Part 75 compliance depends on meeting performance specifications — including a RATA relative accuracy of 10% or less — not on technology type. Facilities considering OFS for CEMS applications should work through site-specific certification requirements with OSI's engineering team.


Frequently Asked Questions

How do you measure stack velocity?

Insert a calibrated S-type Pitot tube into the stack at defined traverse points, then measure the differential pressure (ΔP) between impact and static ports alongside stack temperature at each point. Apply the Method 2 velocity equation using ΔP, Pitot coefficient, absolute temperature, molecular weight, and absolute pressure to calculate velocity at each point, then average across the traverse.

How do you calculate stack flow rate?

Multiply the average stack gas velocity (averaged across all traverse points) by the stack cross-sectional area, then apply corrections for moisture content and reference pressure/temperature conditions.
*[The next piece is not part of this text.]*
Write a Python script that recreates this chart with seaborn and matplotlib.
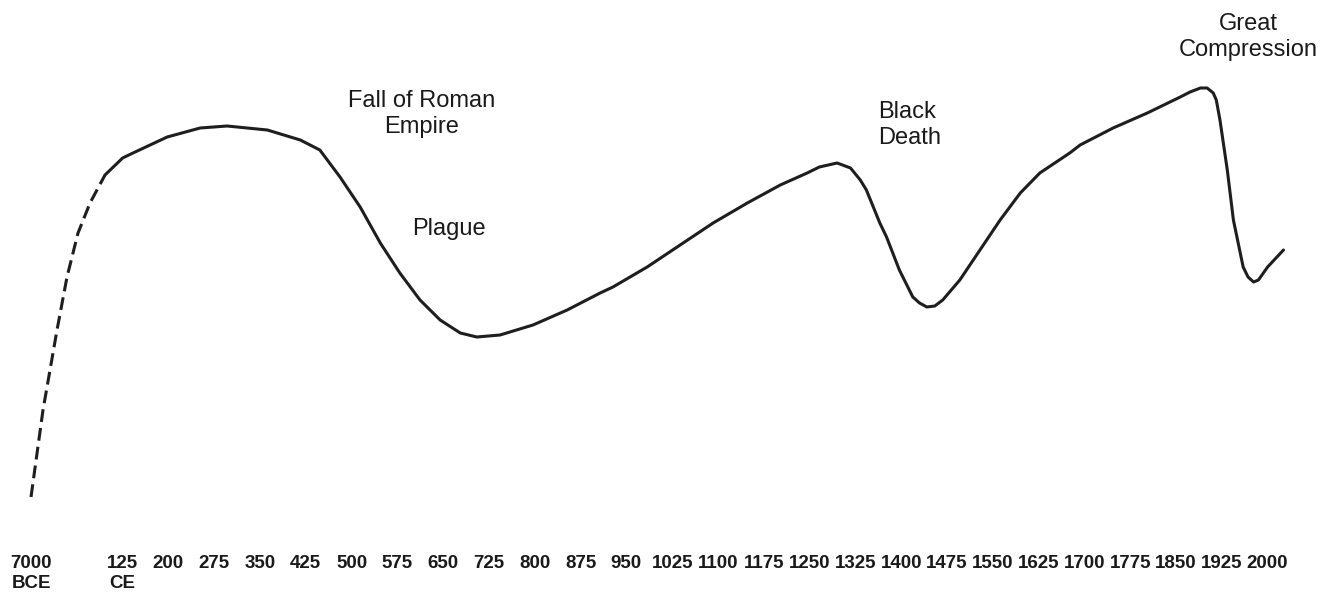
import numpy as np
import pandas as pd
import matplotlib
matplotlib.use("Agg")
import matplotlib.pyplot as plt
import seaborn as sns

# ---- data (years; population level in arbitrary units) ----
dashed_years = [-7000, -6067, -4977, -4200, -3344, -2411, -1243]
dashed_level = [48, 135, 215, 268, 312, 342, 370]

solid_years = [-1243, 125, 142, 198, 252, 296, 362, 416, 448, 481, 514, 547, 579,
               612, 645, 678, 705, 743, 797, 853, 907, 928, 984, 1038, 1092, 1148,
               1202, 1246, 1266, 1295, 1317, 1333, 1343, 1365, 1376, 1397, 1419,
               1430, 1442, 1455, 1468, 1496, 1529, 1562, 1595, 1627, 1676, 1693,
               1747, 1803, 1857, 1873, 1890, 1901, 1911, 1916, 1922, 1934, 1944,
               1960, 1968, 1977, 1985, 2000, 2026]
solid_level = [370, 387, 392, 408, 417, 419, 415, 405, 395, 368, 338, 302, 272,
               245, 225, 212, 208, 210, 220, 235, 252, 258, 278, 300, 322, 342,
               360, 372, 378, 382, 377, 365, 355, 322, 308, 275, 248,
               242, 238, 239, 245, 265, 295, 325, 352, 372, 392, 400,
               417, 432, 448, 453, 457, 457, 452, 445, 425, 375, 325,
               278, 268, 263, 265, 278, 295]

tick_years = [-7000] + list(range(125, 2001, 75))
tick_labels = ["7000\nBCE", "125\nCE"] + [str(y) for y in range(200, 2001, 75)]

event_labels = ["Fall of Roman\nEmpire", "Plague", "Black\nDeath", "Great\nCompression"]
event_years = [615, 660, 1362, 1968]
event_level = [431, 316, 420, 508]
event_ha = ["center", "center", "left", "center"]

# ---- style ----
sns.set_theme(style="white")
plt.rcParams["font.family"] = ["Liberation Sans", "DejaVu Sans"]

fig = plt.figure(figsize=(13.25, 5.94), dpi=100)
ax = fig.add_axes([0, 49 / 594, 1, 545 / 594])

dashed_df = pd.DataFrame({"year": dashed_years, "level": dashed_level})
solid_df = pd.DataFrame({"year": solid_years, "level": solid_level})

line_color = "#1e1e1e"
sns.lineplot(data=dashed_df, x="year", y="level", ax=ax, sort=False,
             estimator=None, color=line_color, linewidth=2.2,
             dashes=False, linestyle=(0, (4.2, 2.0)))
sns.lineplot(data=solid_df, x="year", y="level", ax=ax, sort=False,
             estimator=None, color=line_color, linewidth=2.2)
for ln in ax.lines:
    ln.set_solid_joinstyle("round")
    ln.set_solid_capstyle("round")


def fwd(y):
    y = np.asarray(y, dtype=float)
    return np.where(y < 125, (y + 7000) / 3562.5, 2 + (y - 125) / 75)


def inv(u):
    u = np.asarray(u, dtype=float)
    return np.where(u < 2, -7000 + u * 3562.5, 125 + (u - 2) * 75)


ax.set_xscale("function", functions=(fwd, inv))
ax.set_xlim(-9412, 2094)
ax.set_ylim(0, 545)

ax.set_xticks(tick_years)
ax.set_xticklabels(tick_labels, fontsize=13.5, fontweight="bold",
                   color="#1a1a1a", linespacing=1.2)
ax.set_yticks([])
ax.tick_params(axis="x", length=0, pad=7.5)
ax.set_xlabel("")
ax.set_ylabel("")
for s in ax.spines.values():
    s.set_visible(False)

for lab, yr, lv, ha in zip(event_labels, event_years, event_level, event_ha):
    ax.text(yr, lv, lab, ha=ha, va="center", multialignment=ha,
            fontsize=17, color="#1a1a1a", linespacing=1.2)

fig.savefig("out.png", dpi=100, facecolor="white")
EPA Method 2 reports flow on a dry basis at standard conditions (293 K, 760 mm Hg) so results are comparable across sources and time periods.

What is the rule of thumb for gas velocity in industrial stacks?

EPA stack-sampling technical guidance places the normal working range at 1,000 to 5,000 ft/min. Below 1,000 ft/min, standard Pitot tube sensitivity may be insufficient and a more sensitive instrument is required. Readings outside this range are still usable, but verify that site conditions and equipment match the actual velocity before relying on them.

What is the difference between an S-type and a standard Pitot tube?

The standard Pitot tube is more accurate in clean gas streams but prone to plugging by particulate matter. The S-type has larger openings that resist plugging in dirty flue gas, making it the standard instrument for most industrial stack testing. The trade-off is that the S-type requires a separate calibration coefficient (Cp), whereas the standard Pitot tube uses a fixed coefficient of approximately 0.99.

What US regulations govern stack gas velocity measurement?

EPA Method 2 (40 CFR Part 60, Appendix A-1) is the primary federal reference method for manual stack gas velocity testing at stationary sources. EPA 40 CFR Part 75 governs continuous flow monitoring at electric generating units subject to the Acid Rain Program. Optional methods 2F, 2G, and 2H — covering 3-D probes, 2-D probes, and near-wall velocity decay — are also approved under Parts 60, 61, and 63.

What causes fluctuating velocity pressure readings during stack testing?

Per Ontario Method ON-2, ΔP fluctuations exceeding ±20% of the average at a traverse point indicate process or upstream equipment instability — not normal stack turbulence. Data collected under those conditions are unacceptable. The process must be stabilized, or dampening measures (capillary tubing, surge tanks) applied, before valid measurements can be collected.